Starting At the Bridges was greatly inspired by an email I received a week or so ago from Vicki at So Very Vicki.  She had really enjoyed my letter to Elizabeth Strout that I used as a review for Olive Kitteridge and asked if she could reprint it (with credit, of course).  At first I was wary, it seemed like a strange request!  But I thought, let’s check out Vicki’s blog and see.  I loved it!  It was a complete and total inspiration.  She is wonderful and the things she posts about are simply divine.  (One of my favorite words is joy too, Vicki!)  The things that Vicki had to say about Regular Rumination and my review of Olive Kitteridge were so amazing to hear.  She’s really wonderful, so please go check out her blog!

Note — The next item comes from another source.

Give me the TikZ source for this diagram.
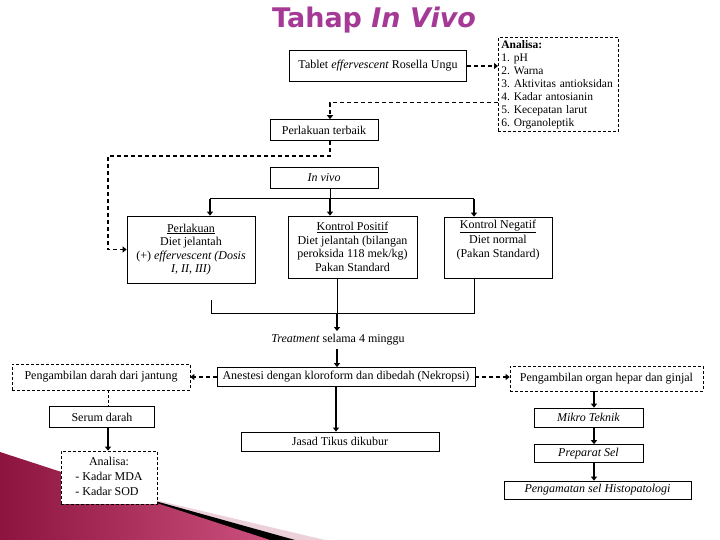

I made it my goal at the beginning of the year to find the simple, joyful things in life every day.  With school and exams and commuting, that was difficult and I eventually gave up on that.   Vicki has inspired me to start that over again.  I really feel like I should record the wonderful things that are happening, and even the not so wonderful ones, so I have them somewhere.  Everyone needs to be reminded now and again that there is joy in this world and we encounter it every day.  I won’t lie, I have my melancholy moods, but slowly reminding myself to enjoy what is beautiful about each day has been remarkable the past few days.

So enjoy your summer reading and enjoy the wonderful things that life has to offer!